Im Fol­gen­den wer­den 5 mög­li­che und von uns in der Pra­xis erprobte Tech­ni­ken für eine schöp­fe­ri­sche Zer­stö­rung vorgestellt.

Sci­ence Fic­tion: Gemein­sam oder im Vor­feld wird eine Welt der Zukunft ent­wi­ckelt. Diese sollte aber so ange­legt sein, dass sie für den Pro­dukt­be­reich, für den Inno­va­tio­nen ent­wi­ckelt wer­den sol­len, eine Her­aus­for­de­rung darstellt.

Welt ohne Regeln und Gren­zen: Statt einer Zukunfts­welt kann dies auch eine Welt auf einem ande­ren Pla­ne­ten sein, auf dem es z.B. keine Schwer­kraft gibt, Geld keine Rolle spielt etc.

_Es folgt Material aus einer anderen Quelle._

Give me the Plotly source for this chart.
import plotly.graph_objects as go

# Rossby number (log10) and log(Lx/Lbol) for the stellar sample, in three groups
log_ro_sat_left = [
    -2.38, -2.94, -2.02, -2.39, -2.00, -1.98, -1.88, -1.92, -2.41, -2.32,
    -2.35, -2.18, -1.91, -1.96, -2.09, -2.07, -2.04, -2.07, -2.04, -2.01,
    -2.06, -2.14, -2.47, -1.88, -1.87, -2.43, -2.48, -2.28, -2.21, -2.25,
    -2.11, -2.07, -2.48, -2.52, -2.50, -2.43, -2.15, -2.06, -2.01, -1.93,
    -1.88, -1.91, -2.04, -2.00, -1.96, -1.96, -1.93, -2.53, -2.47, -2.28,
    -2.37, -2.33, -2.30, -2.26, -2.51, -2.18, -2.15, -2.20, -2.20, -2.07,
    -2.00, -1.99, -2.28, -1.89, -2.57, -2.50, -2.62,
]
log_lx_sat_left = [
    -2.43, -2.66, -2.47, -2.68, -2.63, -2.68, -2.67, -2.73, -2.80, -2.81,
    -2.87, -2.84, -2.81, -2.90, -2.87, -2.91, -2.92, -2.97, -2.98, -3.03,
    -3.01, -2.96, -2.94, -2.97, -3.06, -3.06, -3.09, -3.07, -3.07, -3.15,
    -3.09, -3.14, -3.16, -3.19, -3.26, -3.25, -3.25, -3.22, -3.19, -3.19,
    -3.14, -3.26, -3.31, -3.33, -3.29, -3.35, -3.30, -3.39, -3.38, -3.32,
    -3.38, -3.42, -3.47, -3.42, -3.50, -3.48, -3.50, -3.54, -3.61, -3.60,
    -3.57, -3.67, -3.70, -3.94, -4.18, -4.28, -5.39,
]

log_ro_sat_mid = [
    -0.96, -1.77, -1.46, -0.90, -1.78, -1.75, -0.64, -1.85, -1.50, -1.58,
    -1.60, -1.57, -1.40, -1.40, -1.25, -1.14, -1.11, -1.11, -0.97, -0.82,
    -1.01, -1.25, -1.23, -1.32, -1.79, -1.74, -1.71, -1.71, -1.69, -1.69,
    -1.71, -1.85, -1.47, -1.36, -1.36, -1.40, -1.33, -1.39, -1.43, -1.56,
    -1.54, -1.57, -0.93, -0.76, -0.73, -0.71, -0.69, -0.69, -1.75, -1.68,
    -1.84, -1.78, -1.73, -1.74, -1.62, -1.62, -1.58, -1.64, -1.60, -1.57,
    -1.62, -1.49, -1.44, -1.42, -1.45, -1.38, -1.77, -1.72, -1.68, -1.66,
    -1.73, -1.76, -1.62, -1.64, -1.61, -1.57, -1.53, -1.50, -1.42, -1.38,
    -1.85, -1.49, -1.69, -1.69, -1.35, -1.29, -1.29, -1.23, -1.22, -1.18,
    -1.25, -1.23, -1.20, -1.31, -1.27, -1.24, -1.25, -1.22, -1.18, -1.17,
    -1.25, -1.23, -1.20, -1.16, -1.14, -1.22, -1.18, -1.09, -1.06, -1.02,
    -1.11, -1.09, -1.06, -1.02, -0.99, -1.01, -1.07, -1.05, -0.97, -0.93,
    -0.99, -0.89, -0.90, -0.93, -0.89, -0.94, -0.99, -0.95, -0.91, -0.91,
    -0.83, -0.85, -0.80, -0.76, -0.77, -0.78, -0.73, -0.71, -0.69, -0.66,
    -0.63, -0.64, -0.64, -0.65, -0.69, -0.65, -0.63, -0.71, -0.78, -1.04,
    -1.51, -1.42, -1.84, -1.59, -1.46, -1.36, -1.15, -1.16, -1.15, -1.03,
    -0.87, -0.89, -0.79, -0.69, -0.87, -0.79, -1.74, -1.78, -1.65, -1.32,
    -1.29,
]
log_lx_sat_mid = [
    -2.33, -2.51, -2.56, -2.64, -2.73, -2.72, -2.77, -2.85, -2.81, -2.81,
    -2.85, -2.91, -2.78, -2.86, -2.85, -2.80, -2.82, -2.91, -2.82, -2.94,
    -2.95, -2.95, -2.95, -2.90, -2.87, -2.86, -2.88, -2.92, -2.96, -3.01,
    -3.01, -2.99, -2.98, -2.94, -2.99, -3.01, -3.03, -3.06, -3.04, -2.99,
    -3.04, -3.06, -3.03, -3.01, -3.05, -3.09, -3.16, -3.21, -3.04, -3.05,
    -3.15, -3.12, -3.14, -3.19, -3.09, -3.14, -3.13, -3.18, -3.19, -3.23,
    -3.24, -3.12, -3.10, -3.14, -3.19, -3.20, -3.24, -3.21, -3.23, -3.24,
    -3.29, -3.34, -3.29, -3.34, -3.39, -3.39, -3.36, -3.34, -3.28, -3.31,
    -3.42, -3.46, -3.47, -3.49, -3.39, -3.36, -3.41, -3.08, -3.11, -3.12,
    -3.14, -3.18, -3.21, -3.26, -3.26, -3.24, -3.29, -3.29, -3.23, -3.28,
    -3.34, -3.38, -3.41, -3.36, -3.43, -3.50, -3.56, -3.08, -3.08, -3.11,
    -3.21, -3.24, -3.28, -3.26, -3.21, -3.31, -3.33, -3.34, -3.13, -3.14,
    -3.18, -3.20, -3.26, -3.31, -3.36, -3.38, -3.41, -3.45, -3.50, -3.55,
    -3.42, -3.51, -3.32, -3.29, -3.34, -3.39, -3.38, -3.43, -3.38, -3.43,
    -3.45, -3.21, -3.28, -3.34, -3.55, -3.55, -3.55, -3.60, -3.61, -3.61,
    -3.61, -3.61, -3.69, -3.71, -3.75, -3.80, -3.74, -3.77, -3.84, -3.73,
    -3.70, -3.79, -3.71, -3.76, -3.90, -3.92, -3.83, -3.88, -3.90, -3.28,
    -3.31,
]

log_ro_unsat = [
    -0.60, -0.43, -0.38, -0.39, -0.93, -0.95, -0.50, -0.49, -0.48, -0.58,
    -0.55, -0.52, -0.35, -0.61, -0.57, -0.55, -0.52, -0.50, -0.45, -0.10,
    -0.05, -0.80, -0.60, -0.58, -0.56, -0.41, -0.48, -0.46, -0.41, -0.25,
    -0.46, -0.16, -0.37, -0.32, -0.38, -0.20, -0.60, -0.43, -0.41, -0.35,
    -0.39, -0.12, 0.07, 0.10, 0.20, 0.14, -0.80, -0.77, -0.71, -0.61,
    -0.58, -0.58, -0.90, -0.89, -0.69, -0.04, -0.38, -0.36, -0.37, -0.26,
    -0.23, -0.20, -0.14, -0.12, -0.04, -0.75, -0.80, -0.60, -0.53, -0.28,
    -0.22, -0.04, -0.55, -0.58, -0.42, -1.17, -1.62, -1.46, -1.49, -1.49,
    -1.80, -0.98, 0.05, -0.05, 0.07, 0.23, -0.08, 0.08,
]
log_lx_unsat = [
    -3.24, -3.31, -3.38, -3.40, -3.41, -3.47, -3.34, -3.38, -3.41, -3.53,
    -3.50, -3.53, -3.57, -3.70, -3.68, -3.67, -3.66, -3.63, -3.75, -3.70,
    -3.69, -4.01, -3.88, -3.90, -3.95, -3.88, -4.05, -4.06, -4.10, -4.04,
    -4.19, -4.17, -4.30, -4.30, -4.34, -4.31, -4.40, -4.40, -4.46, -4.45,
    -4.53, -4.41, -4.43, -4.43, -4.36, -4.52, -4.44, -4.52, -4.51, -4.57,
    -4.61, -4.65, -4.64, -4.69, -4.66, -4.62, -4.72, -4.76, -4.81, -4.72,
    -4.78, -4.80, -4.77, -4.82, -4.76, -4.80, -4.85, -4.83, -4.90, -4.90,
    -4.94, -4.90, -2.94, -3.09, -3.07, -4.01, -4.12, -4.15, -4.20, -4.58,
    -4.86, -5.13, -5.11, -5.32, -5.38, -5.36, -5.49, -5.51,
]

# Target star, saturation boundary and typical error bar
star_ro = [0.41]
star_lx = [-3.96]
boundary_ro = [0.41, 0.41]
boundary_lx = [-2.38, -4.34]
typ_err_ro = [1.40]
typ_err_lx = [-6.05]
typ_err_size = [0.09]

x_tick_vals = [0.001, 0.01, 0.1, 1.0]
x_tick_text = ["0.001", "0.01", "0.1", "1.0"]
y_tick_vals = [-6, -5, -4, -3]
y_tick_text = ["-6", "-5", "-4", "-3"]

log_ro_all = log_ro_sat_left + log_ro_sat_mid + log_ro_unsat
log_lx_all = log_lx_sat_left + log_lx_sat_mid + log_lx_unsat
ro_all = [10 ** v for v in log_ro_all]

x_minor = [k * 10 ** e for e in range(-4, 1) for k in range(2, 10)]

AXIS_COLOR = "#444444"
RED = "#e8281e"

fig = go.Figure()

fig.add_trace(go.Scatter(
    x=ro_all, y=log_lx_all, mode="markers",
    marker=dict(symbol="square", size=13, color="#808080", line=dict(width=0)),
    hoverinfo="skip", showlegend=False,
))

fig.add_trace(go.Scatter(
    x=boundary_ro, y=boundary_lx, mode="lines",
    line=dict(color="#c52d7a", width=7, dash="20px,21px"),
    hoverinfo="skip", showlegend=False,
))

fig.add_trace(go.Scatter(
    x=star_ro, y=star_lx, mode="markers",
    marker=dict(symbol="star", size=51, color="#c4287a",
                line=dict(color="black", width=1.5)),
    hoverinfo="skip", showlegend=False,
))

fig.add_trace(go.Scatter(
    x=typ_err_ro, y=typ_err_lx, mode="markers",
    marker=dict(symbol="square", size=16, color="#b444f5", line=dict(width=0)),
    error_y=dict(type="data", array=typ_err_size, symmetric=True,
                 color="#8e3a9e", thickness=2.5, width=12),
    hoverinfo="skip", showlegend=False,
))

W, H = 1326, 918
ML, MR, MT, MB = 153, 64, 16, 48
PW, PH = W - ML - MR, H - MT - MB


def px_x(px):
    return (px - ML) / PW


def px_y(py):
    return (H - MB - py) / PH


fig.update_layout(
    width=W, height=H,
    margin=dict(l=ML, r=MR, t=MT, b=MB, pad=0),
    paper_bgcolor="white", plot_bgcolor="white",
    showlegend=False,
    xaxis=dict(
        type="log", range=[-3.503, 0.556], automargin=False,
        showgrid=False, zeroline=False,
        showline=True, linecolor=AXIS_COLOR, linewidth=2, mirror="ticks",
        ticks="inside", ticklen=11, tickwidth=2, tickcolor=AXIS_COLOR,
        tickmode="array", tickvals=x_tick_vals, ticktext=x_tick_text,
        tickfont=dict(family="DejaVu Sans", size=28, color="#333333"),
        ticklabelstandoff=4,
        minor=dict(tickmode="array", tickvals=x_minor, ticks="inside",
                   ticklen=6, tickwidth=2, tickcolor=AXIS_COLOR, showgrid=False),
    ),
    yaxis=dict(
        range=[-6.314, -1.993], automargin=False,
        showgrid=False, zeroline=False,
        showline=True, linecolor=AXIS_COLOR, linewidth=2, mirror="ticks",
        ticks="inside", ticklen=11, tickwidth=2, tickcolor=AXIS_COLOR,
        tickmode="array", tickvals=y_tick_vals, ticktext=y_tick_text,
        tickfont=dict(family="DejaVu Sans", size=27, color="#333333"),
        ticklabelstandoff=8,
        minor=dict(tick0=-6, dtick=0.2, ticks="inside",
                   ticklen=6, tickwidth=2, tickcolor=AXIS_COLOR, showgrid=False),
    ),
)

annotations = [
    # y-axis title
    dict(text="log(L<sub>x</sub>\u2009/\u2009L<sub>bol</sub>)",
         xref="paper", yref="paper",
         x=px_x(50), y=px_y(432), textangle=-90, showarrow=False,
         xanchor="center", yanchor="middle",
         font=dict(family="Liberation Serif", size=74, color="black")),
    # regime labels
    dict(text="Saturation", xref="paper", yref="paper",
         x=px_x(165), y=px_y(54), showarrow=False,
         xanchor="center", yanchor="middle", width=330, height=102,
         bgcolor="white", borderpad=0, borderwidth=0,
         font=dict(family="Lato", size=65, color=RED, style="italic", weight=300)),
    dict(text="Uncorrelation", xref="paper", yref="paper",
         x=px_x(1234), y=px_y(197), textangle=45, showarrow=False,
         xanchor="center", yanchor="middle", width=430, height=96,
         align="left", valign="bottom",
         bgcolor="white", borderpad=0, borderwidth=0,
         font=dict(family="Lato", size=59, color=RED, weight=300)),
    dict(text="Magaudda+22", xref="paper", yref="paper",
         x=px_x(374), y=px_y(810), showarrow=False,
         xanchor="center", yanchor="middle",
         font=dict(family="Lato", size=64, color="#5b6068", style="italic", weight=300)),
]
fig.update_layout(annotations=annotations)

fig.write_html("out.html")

Ver­bot der enge­ren Pro­dukt­gruppe: Wur­den zuvor Bedürf­nisse, Motive und Pro­bleme der Ziel­gruppe des Pro­duk­tes ermit­telt, wird die Auf­gabe gestellt: Erfin­den Sie etwas zur Bedürf­nis­er­fül­lung oder Lösung, wenn die engere Pro­dukt­gruppe, z.B. Autos, ver­bo­ten ist. Man kann das bei Bedarf auch wei­ter fas­sen, so dass auch Busse, Motor­rä­der etc. ver­bo­ten sind, bis hin zum Ver­bot sämt­li­cher Mobilität. 

Ana­lo­gie­trans­fer: Es wer­den visio­näre Ideen für einen ganz ande­ren Bereich ent­wi­ckelt, der sich ent­we­der auf den gesuch­ten Bereich über­tra­gen lässt, oder der in Bezug auf Bedürf­nisse, Motive und Pro­bleme der Ziel­gruppe ähn­lich gela­gert ist, z.B. beim Thema Mobi­li­tät: Ein Tier züch­ten, das opti­mal mobil ist.

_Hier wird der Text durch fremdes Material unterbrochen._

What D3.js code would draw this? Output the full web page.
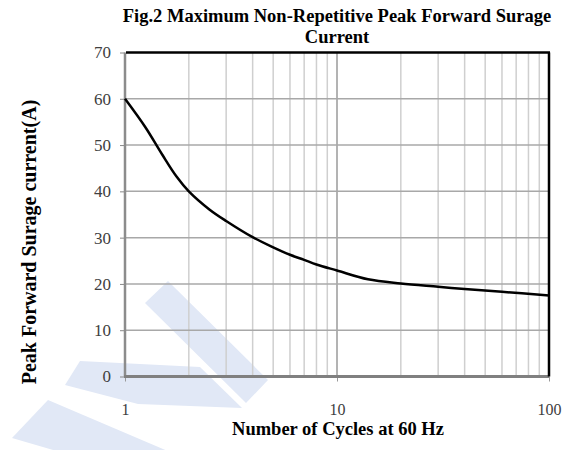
<!DOCTYPE html>
<html>
<head>
<meta charset="utf-8">
<script src="https://cdn.jsdelivr.net/npm/d3@7"></script>
<style>
  body { margin: 0; background: #fff; }
  svg { display: block; }
  text { font-family: "Liberation Serif", "Times New Roman", Times, serif; }
</style>
</head>
<body>
<div id="chart"></div>
<script>
// data
var cycles  = [1, 1.25, 1.5, 1.75, 2, 2.5, 3, 4, 5, 6, 7, 8, 10, 14, 20, 30, 40, 60, 100];
var current = [60, 53.8, 47.9, 43.2, 40, 36.1, 33.6, 30.1, 27.9, 26.3, 25.2, 24.2, 22.9, 21, 20.1, 19.4, 18.9, 18.3, 17.5];
var yTicks = [0, 10, 20, 30, 40, 50, 60, 70];
var xTicks = [1, 10, 100];
var titleLines = ["Fig.2 Maximum Non-Repetitive Peak Forward Surage", "Current"];

var serif = "'Liberation Serif', 'Times New Roman', Times, serif";
var width = 574, height = 450;
var margin = {top: 52.5, right: 25, bottom: 73.5, left: 125};

var svg = d3.select("#chart").append("svg")
  .attr("width", width)
  .attr("height", height);

// faint watermark behind the chart
var mark = svg.append("g").attr("fill", "#e1e8f6");
[
  [[145,303],[168,281],[268,380],[246,403]],
  [[65,385],[80,361],[200,367],[242,408],[138,404]],
  [[12,438],[48,400],[170,452],[60,452]]
].forEach(function(p) {
  mark.append("polygon").attr("points", p.join(" "));
});

var x = d3.scaleLog()
  .domain([1, 100])
  .range([margin.left, width - margin.right]);

var y = d3.scaleLinear()
  .domain([0, 70])
  .range([height - margin.bottom, margin.top]);

var g = svg.append("g");

// vertical grid (minor and major)
var minor = [];
[1, 10].forEach(function(dec) {
  for (var k = 2; k <= 9; k++) minor.push(dec * k);
});
g.selectAll("line.vminor")
  .data(minor)
  .enter().append("line")
  .attr("class", "vminor")
  .attr("x1", function(d) { return x(d); })
  .attr("x2", function(d) { return x(d); })
  .attr("y1", y(0))
  .attr("y2", y(70))
  .style("stroke", "#cfcfcf")
  .style("stroke-width", 1.5);

g.append("line")
  .attr("x1", x(10)).attr("x2", x(10))
  .attr("y1", y(0)).attr("y2", y(70))
  .style("stroke", "#9a9a9a")
  .style("stroke-width", 1.5);

// horizontal grid
g.selectAll("line.hgrid")
  .data(yTicks.slice(1, -1))
  .enter().append("line")
  .attr("class", "hgrid")
  .attr("x1", x(1))
  .attr("x2", x(100))
  .attr("y1", function(d) { return y(d); })
  .attr("y2", function(d) { return y(d); })
  .style("stroke", "#a8a8a8")
  .style("stroke-width", 1.5);

// y axis
var yAxis = svg.append("g")
  .attr("transform", "translate(" + margin.left + ",0)")
  .call(d3.axisLeft(y).tickValues(yTicks).tickSize(5).tickPadding(9));
yAxis.select(".domain").remove();
yAxis.selectAll(".tick line").style("stroke", "#888");
yAxis.selectAll(".tick text")
  .style("font-size", "17px")
  .style("fill", "#404040")
  .style("font-family", serif);

// x axis
var xAxis = svg.append("g")
  .attr("transform", "translate(0," + y(0) + ")")
  .call(d3.axisBottom(x).tickValues(xTicks).tickFormat(d3.format("d")).tickSize(5).tickPadding(22));
xAxis.select(".domain").remove();
xAxis.selectAll(".tick line").style("stroke", "#999");
xAxis.selectAll(".tick text")
  .style("font-size", "16px")
  .style("fill", "#404040")
  .style("font-family", serif);

// frame: gray left/bottom, black top/right
svg.append("line")
  .attr("x1", x(1)).attr("x2", x(1))
  .attr("y1", y(0)).attr("y2", y(70))
  .style("stroke", "#8c8c8c").style("stroke-width", 2.5);
svg.append("line")
  .attr("x1", x(1) - 1).attr("x2", x(100))
  .attr("y1", y(0)).attr("y2", y(0))
  .style("stroke", "#808080").style("stroke-width", 3);
svg.append("line")
  .attr("x1", x(1) + 1).attr("x2", x(100) + 1)
  .attr("y1", y(70)).attr("y2", y(70))
  .style("stroke", "#000").style("stroke-width", 2.5);
svg.append("line")
  .attr("x1", x(100)).attr("x2", x(100))
  .attr("y1", y(70)).attr("y2", y(0))
  .style("stroke", "#000").style("stroke-width", 2.5);

// curve
var pts = cycles.map(function(c, i) { return [c, current[i]]; });
var line = d3.line()
  .x(function(d) { return x(d[0]); })
  .y(function(d) { return y(d[1]); })
  .curve(d3.curveCatmullRom.alpha(0.5));

svg.append("path")
  .datum(pts)
  .attr("d", line)
  .style("fill", "none")
  .style("stroke", "#000")
  .style("stroke-width", 2.5);

// titles
svg.selectAll("text.title")
  .data(titleLines)
  .enter().append("text")
  .attr("class", "title")
  .attr("x", 337)
  .attr("y", function(d, i) { return 22 + i * 20.5; })
  .attr("text-anchor", "middle")
  .style("font-weight", "bold")
  .style("font-size", "18.5px")
  .style("font-family", serif)
  .text(function(d) { return d; });

svg.append("text")
  .attr("x", 338)
  .attr("y", 435)
  .attr("text-anchor", "middle")
  .style("font-weight", "bold")
  .style("font-size", "18.5px")
  .style("font-family", serif)
  .text("Number of Cycles at 60 Hz");

svg.append("text")
  .attr("transform", "translate(36,242) rotate(-90)")
  .attr("text-anchor", "middle")
  .style("font-weight", "bold")
  .style("font-size", "20px")
  .style("font-family", serif)
  .text("Peak Forward Surage current(A)");
</script>
</body>
</html>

Apollo 13: „Hous­ton, wir haben ein Pro­blem“: Das Pro­blem auf der Apollo 13 konnte nur mit den in der Raum­kap­sel vor­han­de­nen Mit­teln gelöst wer­den. Ersatz­teile von Außer­halb gab es nicht. Hier muss zuvor über­legt wer­den, wel­che fik­tive Situa­tion ziel­füh­rend ist. Dies könnte sein, dass sich das Pro­blem nur mit den Mit­teln lösen lässt, die sich im Raum befin­den, oder auch eine Robin­son-Insel oder ähnliches.

Und wei­ter?

Die Ideen aus der schöp­fe­ri­schen Zer­stö­rung die­nen spä­ter als Grund­lage für die Ent­wick­lung rea­lis­ti­sche­rer Ideen. Der Vor­teil ist, dass sich die Teil­neh­men­den nicht mehr müh­sam aus dem Sta­tus Quo in visio­nä­rere Gefilde bewe­gen müs­sen, son­dern umge­kehrt schon aus einer visio­nä­ren Welt kom­men. Man hat also schon über den Tel­ler­rand geblickt und kann dar­aus schöpfen. 

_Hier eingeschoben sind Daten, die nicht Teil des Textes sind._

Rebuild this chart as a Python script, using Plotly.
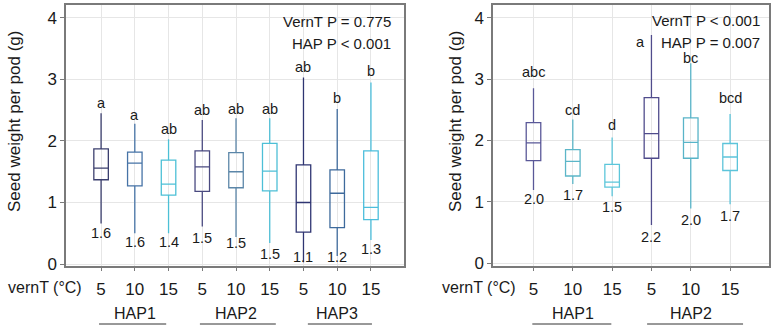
import plotly.graph_objects as go

# ---------------- data ----------------
vernT = ["5", "10", "15"]
left_groups = ["HAP1", "HAP2", "HAP3"]
right_groups = ["HAP1", "HAP2"]

left_upper = [2.45, 2.28, 2.03, 2.34, 2.37, 2.37, 3.03, 2.52, 2.95]
left_q3 = [1.87, 1.82, 1.69, 1.84, 1.81, 1.96, 1.61, 1.53, 1.84]
left_median = [1.56, 1.64, 1.30, 1.58, 1.50, 1.51, 1.00, 1.15, 0.92]
left_q1 = [1.37, 1.27, 1.12, 1.18, 1.24, 1.19, 0.52, 0.59, 0.72]
left_lower = [0.66, 0.50, 0.50, 0.61, 0.44, 0.34, 0.03, 0.13, 0.39]
left_letters = ["a", "a", "ab", "ab", "ab", "ab", "ab", "b", "b"]
left_means = ["1.6", "1.6", "1.4", "1.5", "1.5", "1.5", "1.1", "1.2", "1.3"]

right_upper = [2.85, 2.34, 2.05, 3.72, 3.26, 2.43]
right_q3 = [2.29, 1.85, 1.61, 2.70, 2.37, 1.95]
right_median = [1.96, 1.66, 1.32, 2.11, 1.97, 1.73]
right_q1 = [1.67, 1.42, 1.24, 1.71, 1.71, 1.51]
right_lower = [1.19, 1.29, 1.09, 0.62, 0.89, 0.96]
right_letters = ["abc", "cd", "d", "a", "bc", "bcd"]
right_means = ["2.0", "1.7", "1.5", "2.2", "2.0", "1.7"]

left_stats = ["VernT P = 0.775", "HAP P < 0.001"]
right_stats = ["VernT P < 0.001", "HAP P = 0.007"]

# ---------------- styling / placement ----------------
left_colors = ["#3b3f6e", "#4673a6", "#4cc0d6", "#4a4a80", "#5b86a8",
               "#4dbfd6", "#2f3572", "#3e6a9c", "#4cbedc"]
right_colors = ["#5a5898", "#5cb6c8", "#5cc6da", "#504c8c", "#58b4c8", "#5cc4da"]
left_letter_y = [2.62, 2.42, 2.20, 2.50, 2.52, 2.52, 3.20, 2.70, 3.13]
right_letter_y = [3.11, 2.50, 2.25, 3.61, 3.34, 2.69]
right_letter_dx = [0, 0, 0, -0.29, 0, 0]
left_mean_y = [0.51, 0.36, 0.35, 0.43, 0.34, 0.16, 0.12, 0.12, 0.24]
right_mean_y = [1.04, 1.11, 0.92, 0.42, 0.71, 0.76]
left_line_pad = [(-0.06, -0.07), (-0.07, 0.18), (0.13, 0.03)]
right_line_pad = [(-0.03, -0.02), (-0.11, 0.33)]

FONT = "Liberation Sans, Arial, sans-serif"
TXT = "#1a1a1a"
W, H = 776, 333
H_EFF = 325   # the page is shown vertically scaled to about 325/333


def py(p):
    """target pixel row (from top, in the final picture) -> paper fraction"""
    return 1 - p / H_EFF


fig = go.Figure()


def add_boxes(n_groups, upper, q3, med, q1, lower, colors, xa, ya, width):
    idx = 0
    for g in range(n_groups):
        for t in range(len(vernT)):
            fig.add_trace(go.Box(
                x=[idx], q1=[q1[idx]], median=[med[idx]], q3=[q3[idx]],
                lowerfence=[lower[idx]], upperfence=[upper[idx]],
                boxpoints=False, whiskerwidth=0, width=width,
                line=dict(color=colors[idx], width=1.3),
                fillcolor="rgba(255,255,255,0)",
                xaxis=xa, yaxis=ya, showlegend=False, hoverinfo="skip"))
            idx += 1


add_boxes(len(left_groups), left_upper, left_q3, left_median, left_q1, left_lower,
          left_colors, "x", "y", 0.43)
add_boxes(len(right_groups), right_upper, right_q3, right_median, right_q1, right_lower,
          right_colors, "x2", "y2", 0.37)

ydom = [py(265.5), py(5)]
axis_common = dict(showline=True, mirror=True, linecolor="#7a7a7a", linewidth=1.5,
                   showgrid=True, gridcolor="#e6e6e6", gridwidth=1, zeroline=False,
                   ticks="outside", ticklen=4, tickcolor="#7a7a7a",
                   tickfont=dict(family=FONT, size=17, color=TXT))

nL = len(left_groups) * len(vernT)
nR = len(right_groups) * len(vernT)

fig.update_layout(
    width=W, height=H, margin=dict(l=0, r=0, t=0, b=0),
    paper_bgcolor="white", plot_bgcolor="white",
    xaxis=dict(domain=[66 / W, 404 / W], range=[-1.04, nL - 1 + 0.98],
               tickvals=list(range(nL)), ticktext=vernT * len(left_groups),
               anchor="y", ticklabelstandoff=3, **axis_common),
    yaxis=dict(domain=ydom, range=[-0.024, 4.21], tickvals=[0, 1, 2, 3, 4],
               anchor="x", **axis_common),
    xaxis2=dict(domain=[493 / W, 769 / W], range=[-1.03, nR - 1 + 0.99],
                tickvals=list(range(nR)), ticktext=vernT * len(right_groups),
                anchor="y2", ticklabelstandoff=3, **axis_common),
    yaxis2=dict(domain=ydom, range=[-0.04, 4.21], tickvals=[0, 1, 2, 3, 4],
                anchor="x2", **axis_common),
)

ann = []
small = dict(family=FONT, size=14.5, color=TXT)
# letters and means
for i in range(nL):
    ann.append(dict(x=i, y=left_letter_y[i], xref="x", yref="y", text=left_letters[i],
                    showarrow=False, font=small))
    ann.append(dict(x=i, y=left_mean_y[i], xref="x", yref="y", text=left_means[i],
                    showarrow=False, font=small))
for i in range(nR):
    ann.append(dict(x=i + right_letter_dx[i], y=right_letter_y[i], xref="x2", yref="y2",
                    text=right_letters[i], showarrow=False, font=small))
    ann.append(dict(x=i, y=right_mean_y[i], xref="x2", yref="y2", text=right_means[i],
                    showarrow=False, font=small))

# stats text
for k, s in enumerate(left_stats):
    ann.append(dict(x=393 / W, y=py(21 + 22 * k), xref="paper", yref="paper",
                    xanchor="right", yanchor="middle", text=s, showarrow=False,
                    font=dict(family=FONT, size=15, color=TXT)))
for k, s in enumerate(right_stats):
    ann.append(dict(x=762 / W, y=py(20 + 22 * k), xref="paper", yref="paper",
                    xanchor="right", yanchor="middle", text=s, showarrow=False,
                    font=dict(family=FONT, size=15, color=TXT)))

# y titles
for xp in [14, 455]:
    ann.append(dict(x=xp / W, y=py(122), xref="paper", yref="paper",
                    text="Seed weight per pod (g)", textangle=-90, showarrow=False,
                    xanchor="center", yanchor="middle",
                    font=dict(family=FONT, size=17, color=TXT)))

# vernT labels
for xp in [84, 518]:
    ann.append(dict(x=xp / W, y=py(287), xref="paper", yref="paper",
                    text="vernT (°C)", showarrow=False, xanchor="right", yanchor="middle",
                    font=dict(family=FONT, size=16, color=TXT)))

shapes = []
line_y = py(324)
# group labels and underlines
for g, name in enumerate(left_groups):
    c = g * 3 + 1
    ann.append(dict(x=c, y=py(313), xref="x", yref="paper", text=name,
                    showarrow=False, yanchor="middle",
                    font=dict(family=FONT, size=16, color=TXT)))
    shapes.append(dict(type="line", xref="x", yref="paper",
                       x0=g * 3 + left_line_pad[g][0], x1=g * 3 + 2 + left_line_pad[g][1],
                       y0=line_y, y1=line_y, line=dict(color="#333333", width=1)))
for g, name in enumerate(right_groups):
    c = g * 3 + 1
    ann.append(dict(x=c, y=py(313), xref="x2", yref="paper", text=name,
                    showarrow=False, yanchor="middle",
                    font=dict(family=FONT, size=16, color=TXT)))
    shapes.append(dict(type="line", xref="x2", yref="paper",
                       x0=g * 3 + right_line_pad[g][0], x1=g * 3 + 2 + right_line_pad[g][1],
                       y0=line_y, y1=line_y, line=dict(color="#333333", width=1)))

fig.update_layout(annotations=ann, shapes=shapes)
fig.write_html(
    "out.html",
    config={"displayModeBar": False},
    post_script=("document.body.style.margin='0';"
                 "document.body.style.overflow='hidden';"
                 "document.documentElement.style.overflow='hidden';"),
)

Den­noch muss man auf der Hut sein, dass sich die Teil­neh­men­den nicht zu stark zum Sta­tus Quo zurück­zie­hen las­sen. In die­sem Fall las­sen sich auch im wei­te­ren Pro­zess Inter­ven­tio­nen zur schöp­fe­ri­schen Zer­stö­rung durch­füh­ren, die wie­der mehr in die visio­näre Welt zurück­füh­ren. Eine sol­che Inter­ven­tion kann z.B. darin bestehen, in der kon­kre­ten Kon­zept­ent­wick­lungs­phase etwas zu ver­bie­ten, oder indem schein­bar unmög­li­che Bedin­gun­gen gesetzt wer­den, z.B.: „Das Fahr­zeug darf keine Räder/ kei­nen Motor etc. haben.“

Hän­gen die Teil­neh­men­den zu sehr an einer wenig visio­nä­ren Idee fest oder ver­lie­ren sich in Details, kann die Mode­ra­tion immer noch „Tabula Rasa“ aus­ru­fen. Die Gruppe muss dann ganz von vorne anfangen.